Why did this worry me?
As someone who is awkwardly tall and thin, I have received my fair share of condescending weight comments and have always been self-conscious about it. Thus, when I started seeing all these Instagram followers, I freaked out. My thought process was as follows: Is my blog the new hangout for teenage girls with eating disorders? What does that say about my blog? About me? Do they think my blog is diet food? Do my friends and family think that my blog is diet food? Do my friends and family think I am eating oatmeal to diet?! Do my friends and family think *I* have an eating disorder!?
I suffered silently with these thoughts for months until I collaborated with Charlotte, May’s Oatmeal Enthusiast. She wrote:
I have struggled with an eating disorder for 8 long years, but it got very bad in 2011. My anorexia took over my life, and I was no longer able to enjoy food. I found Lauren’s blog in 2012, and even though I was still very much in denial and did not want to get better at all, there was something about those delicious looking oatmeal recipes that caught my attention! I suddenly had an interest in food again, which was both scary and exciting. I started experimenting with my breakfasts, and although I was too afraid to follow the actual recipes, it was still a step in the right direction.

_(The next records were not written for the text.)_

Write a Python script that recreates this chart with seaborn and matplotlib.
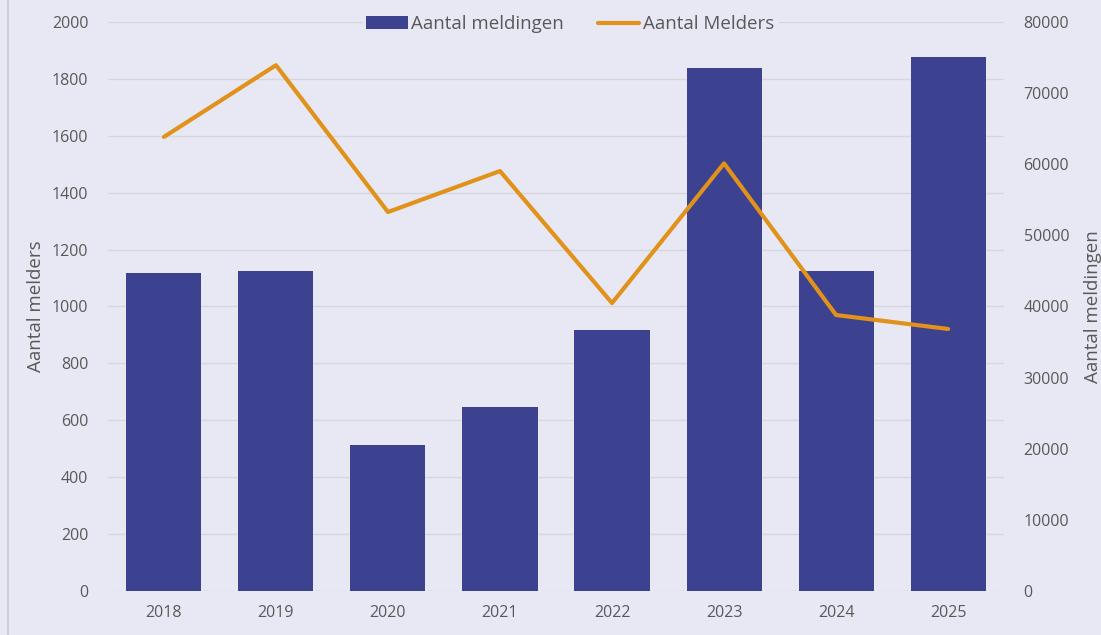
import numpy as np
import pandas as pd
import seaborn as sns
import matplotlib.pyplot as plt
from matplotlib.lines import Line2D
from matplotlib.ticker import MultipleLocator

# data
years = ['2018', '2019', '2020', '2021', '2022', '2023', '2024', '2025']
meldingen = [44700, 44950, 20550, 25900, 36750, 73550, 45000, 75050]
melders = [1596, 1848, 1332, 1476, 1012, 1503, 970, 921]

bg = '#E8E8F4'
bar_color = '#3C4190'
line_color = '#E0921A'
text_color = '#595959'

sns.set_theme(style='white')
plt.rcParams['font.family'] = ['Open Sans', 'DejaVu Sans']

df = pd.DataFrame({'jaar': years, 'meldingen': meldingen, 'melders': melders})

fig = plt.figure(figsize=(11.01, 6.35), dpi=100, facecolor=bg)
ax = fig.add_axes([0.098, 0.0693, 0.814, 0.8961])
ax.set_facecolor(bg)
ax2 = ax.twinx()

# bars on the main axes (right-hand scale), line on the twin (left-hand scale)
sns.barplot(data=df, x='jaar', y='meldingen', ax=ax, color=bar_color,
            width=0.67, saturation=1, linewidth=0, label='Aantal meldingen')
ax.set_ylim(0, 80000)
ax.set_xlim(-0.5, len(years) - 0.5)
ax.yaxis.set_major_locator(MultipleLocator(10000))
# gridlines follow the left scale (every 200 melders = 8000 meldingen)
ax.yaxis.set_minor_locator(MultipleLocator(8000))
ax.yaxis.remove_overlapping_locs = False
ax.set_xlabel('')
ax.grid(which='minor', axis='y', color='#D6D6DD', linewidth=1)
ax.grid(which='major', axis='y', visible=False)
ax.set_axisbelow(True)

sns.lineplot(x=np.arange(len(years)), y=df['melders'], ax=ax2, color=line_color,
             linewidth=3, label='Aantal Melders')
ax2.set_ylim(0, 2000)
ax2.yaxis.set_major_locator(MultipleLocator(200))
ax2.grid(False)

# swap the sides: melders on the left, meldingen on the right
ax.yaxis.tick_right()
ax.yaxis.set_label_position('right')
ax2.yaxis.tick_left()
ax2.yaxis.set_label_position('left')
ax.set_ylabel('Aantal meldingen', fontsize=13.5, color=text_color, labelpad=11)
ax2.set_ylabel('Aantal melders', fontsize=13.5, color=text_color, labelpad=5)

for a in (ax, ax2):
    for s in a.spines.values():
        s.set_visible(False)
    a.tick_params(axis='both', which='both', length=0, labelsize=11.5,
                  labelcolor=text_color, pad=14)
ax.tick_params(axis='x', pad=10)

# combined legend at the top
h1, l1 = ax.get_legend_handles_labels()
h2, l2 = ax2.get_legend_handles_labels()
if ax.get_legend():
    ax.get_legend().remove()
ax2.get_legend().remove()
leg = ax2.legend(h1 + h2, l1 + l2, loc='center', bbox_to_anchor=(0.518, 0.962),
                 bbox_transform=fig.transFigure, ncol=2, frameon=True,
                 fontsize=13.5, handlelength=2.2, handletextpad=0.2,
                 columnspacing=1.8, borderpad=0.2)
leg.get_frame().set_facecolor(bg)
leg.get_frame().set_edgecolor(bg)
leg.get_frame().set_alpha(1)
for t in leg.get_texts():
    t.set_color(text_color)

fig.add_artist(Line2D([0.0075, 0.0075], [0, 1], transform=fig.transFigure,
                      color='#CFCFD8', linewidth=1.5))

fig.savefig('out.png', dpi=100, facecolor=bg)
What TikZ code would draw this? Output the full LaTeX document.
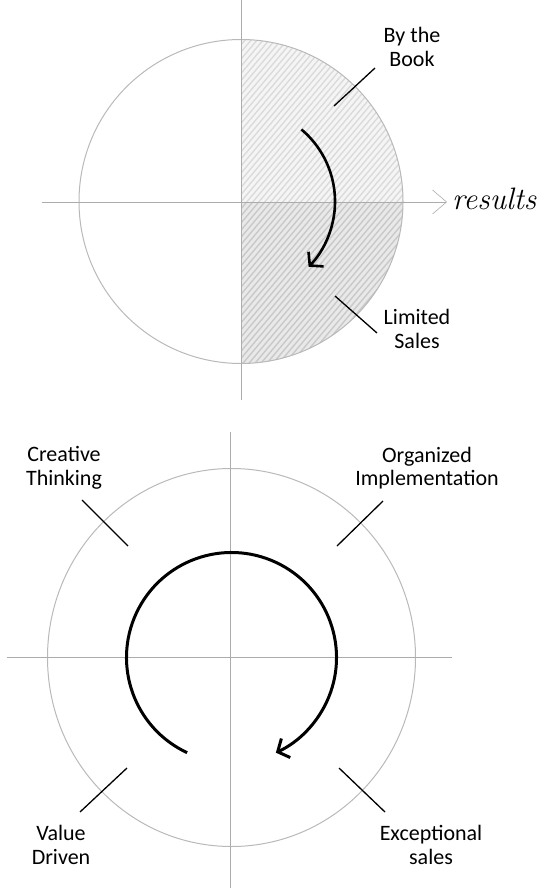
\documentclass[tikz,border=0pt]{standalone}
\usepackage{fontspec}
\setmainfont{Carlito}
\newfontfamily\handfont{Latin Modern Roman}
\usetikzlibrary{arrows.meta}

\begin{document}
\begin{tikzpicture}[x=1pt,y=-1pt,
  lbl/.style={align=center,font=\fontsize{22}{23.5}\selectfont,inner sep=0pt},
  axis/.style={gray!65,line width=0.6pt},
  rim/.style={gray!55,line width=1pt},
  leader/.style={black,line width=1.3pt},
  turn/.style={-{Straight Barb[length=9pt,width=21pt]},line width=2.6pt},
  hatch/.style={line width=1.4pt}
]
\useasboundingbox (0,0) rectangle (544,888);

% top picture
\coordinate (top) at (241,201.5);
\begin{scope}
  \clip (top) circle (162);
  \begin{scope}
    \clip (241,30) rectangle (410,202);
    \fill[gray!8] (241,30) rectangle (410,202);
    \foreach \s in {-100,-94,...,410}
      \draw[hatch,gray!28] (\s,400) -- ++(320,-380);
  \end{scope}
  \begin{scope}
    \clip (241,202) rectangle (410,370);
    \fill[gray!17] (241,202) rectangle (410,370);
    \foreach \s in {-100,-94,...,410}
      \draw[hatch,gray!42] (\s,400) -- ++(320,-380);
  \end{scope}
\end{scope}
\draw[rim] (top) circle (162);
\coordinate (vtop) at (241,0);
\coordinate (vbot) at (241,400);
\coordinate (hleft) at (42,202);
\coordinate (hright) at (447,202);
\draw[axis] (vtop) -- (vbot);
\draw[axis,-{Straight Barb[length=14pt,width=24pt]}] (hleft) -- (hright);
\node[anchor=west,font=\handfont\itshape\fontsize{31}{31}\selectfont,inner sep=0pt] (results) at (452,199) {results};

\draw[turn] (top) ++(-50:94) arc[start angle=-50,end angle=44,radius=94];

\node[lbl] (book) at (412,47) {By the\\Book};
\node[lbl] (limited) at (417,329) {Limited\\Sales};
\coordinate (bookA) at (375,68);
\coordinate (bookB) at (334,106);
\coordinate (limA) at (335,296);
\coordinate (limB) at (377,333);
\draw[leader] (bookA) -- (bookB);
\draw[leader] (limA) -- (limB);

% bottom picture
\coordinate (bot) at (231.5,657.5);
\draw[rim] (bot) ellipse[x radius=184,y radius=189];
\coordinate (v2top) at (230,432);
\coordinate (v2bot) at (230,888);
\coordinate (h2left) at (7,657);
\coordinate (h2right) at (452,657);
\draw[axis] (v2top) -- (v2bot);
\draw[axis] (h2left) -- (h2right);

\draw[turn,line width=3pt] (bot) ++(-245:105) arc[start angle=-245,end angle=65,radius=105];

\node[lbl] (creative) at (64,468) {Creative\\Thinking};
\node[lbl] (organized) at (427,468) {Organized\\Implementation};
\node[lbl] (value) at (61,845) {Value\\Driven};
\node[lbl] (exceptional) at (431,845) {Exceptional\\sales};
\coordinate (ctA) at (82,500);
\coordinate (ctB) at (128,546);
\coordinate (oiA) at (383,501);
\coordinate (oiB) at (337,546);
\coordinate (vdA) at (127,768);
\coordinate (vdB) at (80,812);
\coordinate (esA) at (339,768);
\coordinate (esB) at (385,812);
\draw[leader] (ctA) -- (ctB);
\draw[leader] (oiA) -- (oiB);
\draw[leader] (vdA) -- (vdB);
\draw[leader] (esA) -- (esB);
\end{tikzpicture}
\end{document}
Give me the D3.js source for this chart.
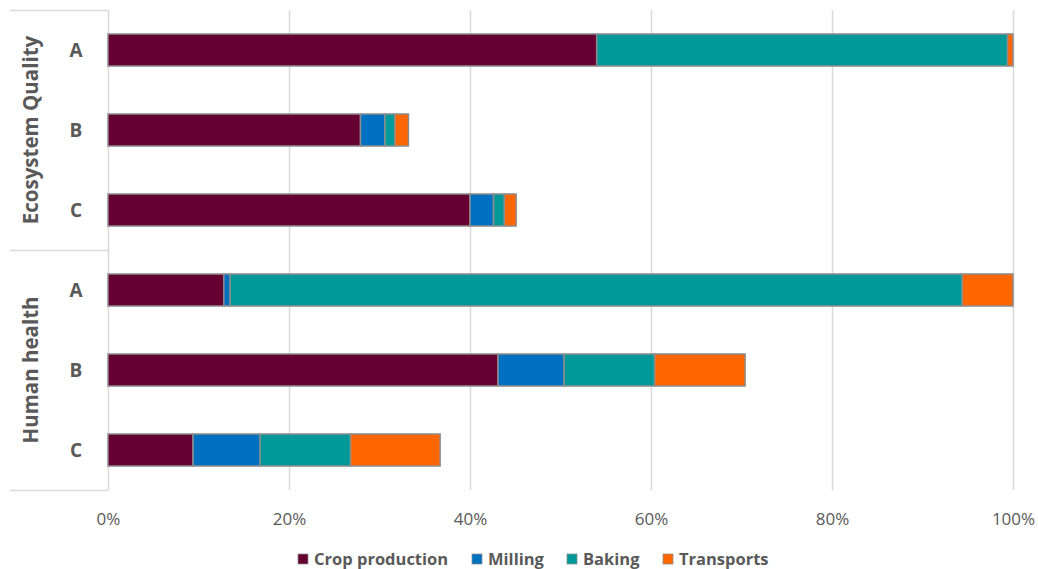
<!DOCTYPE html>
<html><head><meta charset="utf-8">
<script src="https://cdn.jsdelivr.net/npm/d3@7"></script>
<style>body{margin:0;background:#fff}svg{display:block}</style>
</head><body><div id="chart"></div>
<script>
const groups = ["Ecosystem Quality", "Human health"];
const categories = ["A", "B", "C"];
const series = ["Crop production", "Milling", "Baking", "Transports"];
const colors = ["#660033", "#0070C0", "#009999", "#FF6600"];
const cropProduction = [54.0, 27.9, 40.0, 12.8, 43.1, 9.4];
const milling        = [0.0, 2.7, 2.6, 0.7, 7.3, 7.4];
const baking         = [45.4, 1.1, 1.2, 80.9, 10.0, 10.0];
const transports     = [0.6, 1.5, 1.3, 5.6, 10.0, 9.9];
const xTicks = [0, 20, 40, 60, 80, 100];

(function () {
const W = 1038, H = 569;
const pL = 108, pR = 1013, pT = 10, pB = 490;
const svg = d3.select("#chart").append("svg").attr("width", W).attr("height", H);
const font = "'Open Sans', 'Liberation Sans', sans-serif";
const grey = "#595959";

const rows = [];
groups.forEach((g, gi) => categories.forEach((c, ci) => rows.push({key: gi + "-" + c, group: g, cat: c, idx: gi * 3 + ci})));
const vals = [cropProduction, milling, baking, transports];

const x = d3.scaleLinear().domain([0, 100]).range([pL, pR]);
const y = d3.scaleBand().domain(rows.map(r => r.key)).range([pT, pB]).paddingInner(0.6).paddingOuter(0.3);

// gridlines
svg.append("g").selectAll("line").data(xTicks).join("line")
  .attr("x1", d => Math.round(x(d)) + 0.5).attr("x2", d => Math.round(x(d)) + 0.5)
  .attr("y1", pT).attr("y2", pB)
  .attr("stroke", "#d9d9d9").attr("stroke-width", 1.5);

// x axis labels
const xAxis = d3.axisBottom(x).tickValues(xTicks).tickFormat(d => d + "%").tickSize(0).tickPadding(0);
const xg = svg.append("g").attr("transform", `translate(0,${pB + 29})`).call(xAxis);
xg.select(".domain").remove();
xg.selectAll("text").attr("font-family", font).attr("font-size", 17).attr("fill", grey).attr("dy", "0.35em");

// group separators
const sepY = [pT, (pT + pB) / 2, pB];
svg.append("g").selectAll("line").data(sepY).join("line")
  .attr("x1", 10).attr("x2", pL).attr("y1", d => Math.round(d) + 0.5).attr("y2", d => Math.round(d) + 0.5)
  .attr("stroke", "#d9d9d9").attr("stroke-width", 1.5);

// stacked bars
const stackData = rows.map(r => {
  const o = {key: r.key};
  series.forEach((s, si) => o[s] = vals[si][r.idx]);
  return o;
});
const stacked = d3.stack().keys(series)(stackData);
svg.append("g").selectAll("g").data(stacked).join("g")
  .attr("fill", (d, i) => colors[i])
  .selectAll("rect").data(d => d).join("rect")
  .attr("x", d => x(d[0])).attr("width", d => Math.max(0, x(d[1]) - x(d[0])))
  .attr("y", d => y(d.data.key)).attr("height", y.bandwidth())
  .attr("stroke", "#8c8c8c").attr("stroke-width", 1.5);

// category labels
svg.append("g").selectAll("text").data(rows).join("text")
  .attr("x", 76).attr("y", d => y(d.key) + y.bandwidth() / 2)
  .attr("dy", "0.35em").attr("text-anchor", "middle")
  .attr("font-family", font).attr("font-weight", "bold").attr("font-size", 19).attr("fill", grey)
  .text(d => d.cat);

// group labels
svg.append("g").selectAll("text").data(groups).join("text")
  .attr("transform", (d, i) => `translate(31,${pT + (pB - pT) / 4 * (2 * i + 1)}) rotate(-90)`)
  .attr("dy", "0.35em").attr("text-anchor", "middle")
  .attr("font-family", font).attr("font-weight", "bold").attr("font-size", 20.5).attr("fill", grey)
  .text(d => d);

// legend
const legendX = [298, 472, 567, 663];
const lg = svg.append("g").selectAll("g").data(series).join("g")
  .attr("transform", (d, i) => `translate(${legendX[i]},559)`);
lg.append("rect").attr("x", 0).attr("y", -5).attr("width", 10).attr("height", 10)
  .attr("fill", (d, i) => colors[i]).attr("stroke", "#8c8c8c").attr("stroke-width", 0.75);
lg.append("text").attr("x", 16).attr("y", 0).attr("dy", "0.35em")
  .attr("font-family", font).attr("font-weight", "bold").attr("font-size", 16.5).attr("fill", grey)
  .text(d => d);
})();
</script></body></html>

I went inpatient for 4 months in the summer of 2012, and as I was getting better all I could think about was going home and finally be able to try all of the recipes on The Oatmeal Artist’s blog. Unfortunately I had a very bad relapse, but even through that relapse I continued to eat oatmeal almost every single morning, and that was without a doubt one of the reasons I made it through. Today I consider myself recovered, and Lauren’s blog has definitely helped me get to where I am now.
I heard similar narratives from many other young ladies, all with the same point: my blog helped them recover, not fuel the disorder. I then recognized that the Instagram handles I was seeing all discussed recovery; these were victims of EDs who were using online communities to overcome their tough relationships with food.
I recently read this article on Buzzfeed called “Teenage Girls are Using Instagram to Fix their Relationships with Food.” By the title alone, this article struck a chord with me. Considering that the majority of the pictures tagged #oatmealartist on Instagram also contain hashtags like #EDrecovery, I have personally witnessed this trend. The article states:
“I think sometimes that people (me included) get so caught up on having what some might regard as the perfect and healthy diet, that they forget that it is also very important to have a healthy mentality towards food and not be obsessive,” wrote 15-year-old Tina, who recently shared a bowl of oatmeal cooked with artfully displayed raspberries, banana, sesame seeds, cacao nibs, medjool dates, and homemade chocolate almond butter to her 45,000 followers.
[…] Aside from purported health benefits — less bloating, more energy, clearer skin, etc. — popular users said the practice was therapeutic, not just because it helped suppress the urge to diet but because it made eating fun instead of traumatic.